Don’t squelch oil by rail, says Greenbrier
USA: Announcing provisional orders from ‘multiple customers’ for an initial 3 500 of its Tank Car of the Future flammable products wagons on June 19, Chairman & CEO of The Greenbrier Companies William Furman warned that government regulation must not delay the implementation of new design standards or impede the use of rail to carry hazardous commodities.
Furman said the US Department of Transportation ‘should unbundle the rules related to tank car design standards from regulations related to railroad operating requirements’. Focusing on operating restrictions risks delaying the implementation of safer design standards, and Furman believes ‘the most important action to foster the safer transportation of hazardous materials by rail is to ensure properly classified commodities are shipped in the best-designed tank car.’

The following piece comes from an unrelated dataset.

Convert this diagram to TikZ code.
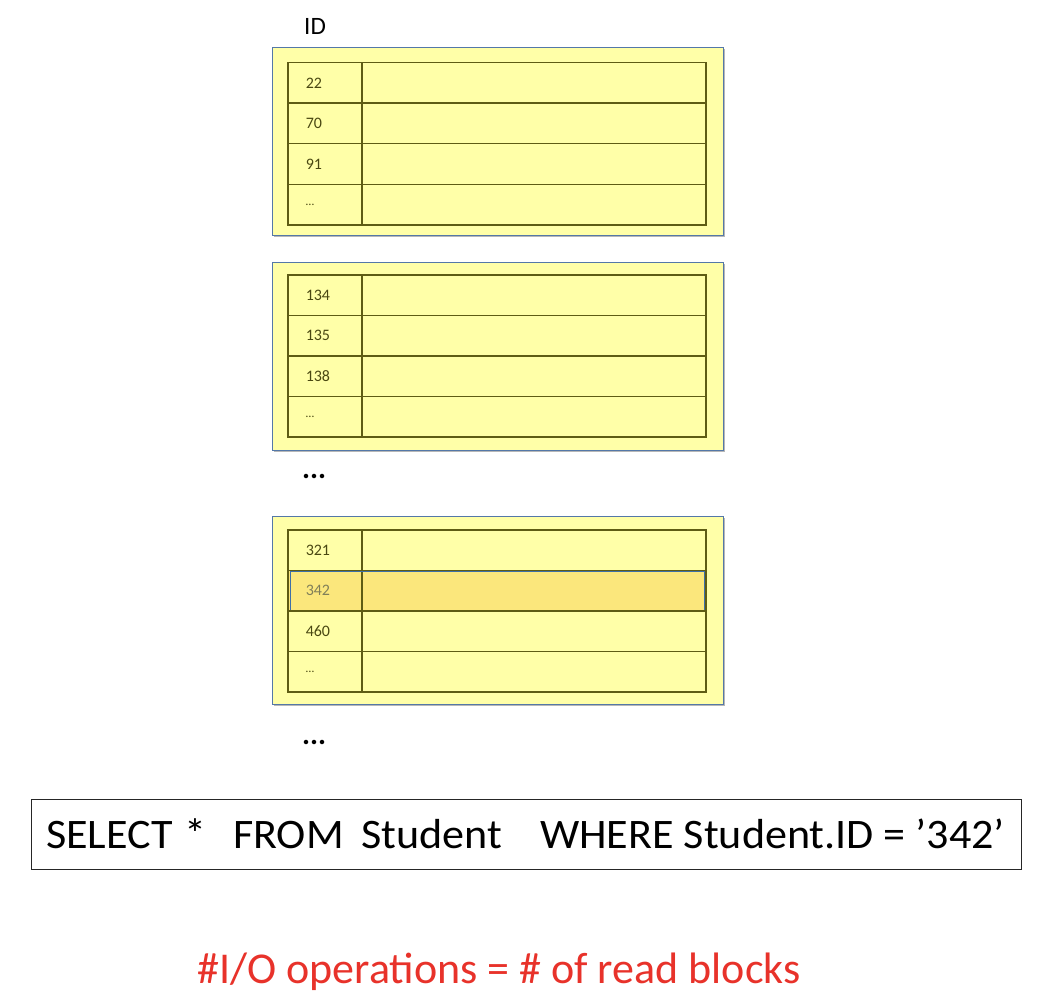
\documentclass[tikz,border=0pt]{standalone}
\usepackage{fontspec}
\setmainfont{Carlito}
\usetikzlibrary{shadows}
\definecolor{cellyellow}{HTML}{FFFFA8}
\definecolor{hiyellow}{HTML}{FBE77C}
\definecolor{olivegrid}{HTML}{5E5C14}
\definecolor{numtext}{HTML}{4A4812}
\definecolor{blockblue}{HTML}{5478A8}
\definecolor{hiblue}{HTML}{3E6FA8}
\definecolor{redtext}{HTML}{E8322A}
\tikzset{
  blockbox/.style={draw=blockblue, fill=cellyellow, line width=1.3pt, anchor=north west,
    minimum width=451pt, minimum height=188pt, inner sep=0pt,
    drop shadow={shadow xshift=1.5pt, shadow yshift=-1.5pt, fill=black!35, opacity=0.8}},
  idcell/.style={draw=olivegrid, fill=cellyellow, line width=1.5pt, anchor=north west,
    minimum height=40.5pt, text width=74pt, inner xsep=0pt, inner ysep=0pt, align=left,
    text=numtext, font=\fontsize{16}{18}\selectfont},
  datacell/.style={draw=olivegrid, fill=cellyellow, line width=1.5pt, anchor=north west,
    minimum height=40.5pt, minimum width=344pt, inner sep=0pt},
  dots/.style={anchor=west, inner sep=0pt, font=\fontsize{30}{32}\selectfont\bfseries},
  qword/.style={anchor=base west, inner sep=0pt, font=\fontsize{42}{46}\selectfont},
}
\newcommand{\idtxt}[1]{\hspace*{18pt}#1}
\newcommand{\smalldots}{\hspace*{18pt}{\fontsize{12}{14}\selectfont\dots}}
\newcommand{\qs}[1]{\scalebox{1.05}[1]{#1}}
\begin{document}
\begin{tikzpicture}[x=1pt,y=-1pt]
\useasboundingbox (0,0) rectangle (1052,1006);
\fill[white] (0,0) rectangle (1052,1006);

\node[anchor=west, inner sep=0pt, font=\fontsize{25}{28}\selectfont] (idlabel) at (304,26) {ID};

% Block 1
\node[blockbox] (b1) at (272,47) {};
\node[idcell] (b1i1) at (287,62) {\idtxt{22}};
\node[datacell] (b1d1) at (361,62) {};
\node[idcell] (b1i2) at (287,102.5) {\idtxt{70}};
\node[datacell] (b1d2) at (361,102.5) {};
\node[idcell] (b1i3) at (287,143) {\idtxt{91}};
\node[datacell] (b1d3) at (361,143) {};
\node[idcell] (b1i4) at (287,183.5) {\smalldots};
\node[datacell] (b1d4) at (361,183.5) {};

% Block 2
\node[blockbox] (b2) at (272,262) {};
\node[idcell] (b2i1) at (287,274) {\idtxt{134}};
\node[datacell] (b2d1) at (361,274) {};
\node[idcell] (b2i2) at (287,314.5) {\idtxt{135}};
\node[datacell] (b2d2) at (361,314.5) {};
\node[idcell] (b2i3) at (287,355) {\idtxt{138}};
\node[datacell] (b2d3) at (361,355) {};
\node[idcell] (b2i4) at (287,395.5) {\smalldots};
\node[datacell] (b2d4) at (361,395.5) {};

\node[dots] (gap1) at (302,476) {...};

% Block 3
\node[blockbox] (b3) at (272,516) {};
\node[idcell] (b3i1) at (287,529) {\idtxt{321}};
\node[datacell] (b3d1) at (361,529) {};
\node[idcell, fill=hiyellow, text=numtext!70] (b3i2) at (287,569.5) {\idtxt{342}};
\node[datacell, fill=hiyellow] (b3d2) at (361,569.5) {};
\node[draw=hiblue, line width=1.5pt, anchor=north west, minimum width=414pt, minimum height=39pt, inner sep=0pt] (hirow) at (289.5,570.5) {};
\node[idcell] (b3i3) at (287,610) {\idtxt{460}};
\node[datacell] (b3d3) at (361,610) {};
\node[idcell] (b3i4) at (287,650.5) {\smalldots};
\node[datacell] (b3d4) at (361,650.5) {};

\node[dots] (gap2) at (302,742) {...};

% Query
\node[draw=black!85, line width=1pt, anchor=north west, minimum width=990pt, minimum height=70pt, inner sep=0pt] (query) at (31,799) {};
\node[qword] (qselect) at (46,848) {\qs{SELECT}};
\node[qword] (qstar) at (184,848) {\qs{*}};
\node[qword] (qfrom) at (233,848) {\qs{FROM}};
\node[qword] (qstudent) at (361,848) {\qs{Student}};
\node[qword] (qwhere) at (540,848) {\qs{WHERE Student.ID = ’342’}};

\node[inner sep=0pt, text=redtext, font=\fontsize{44}{48}\selectfont] (io) at (499,972) {\#I/O operations = \# of read blocks};
\end{tikzpicture}
\end{document}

The Tank Car of the Future incorporates features designed to inhibit spillage during a derailment, reduce penetration of the tank and slow fires. Furman said its customers’ commitments to buying the wagons demonstrates ‘the willingness of the marketplace to act and respect the need for enhanced safety measures’; there is also ‘strong interest’ in retrofitting older wagons. Greenbrier estimates that replacing or retrofitting the North American fleet of older DOT-111 tank wagons would cost $3bn and could be completed within five years.
However Furman said the process for setting safety rules ‘must take caution not to squelch or impede the economic miracle associated with the energy renaissance in North America’, adding that the ‘transportation of oil by rail and barge must be maintained by policy makers as an effective alternative to pipelines if we are to realise the full benefits of our domestic energy windfall’.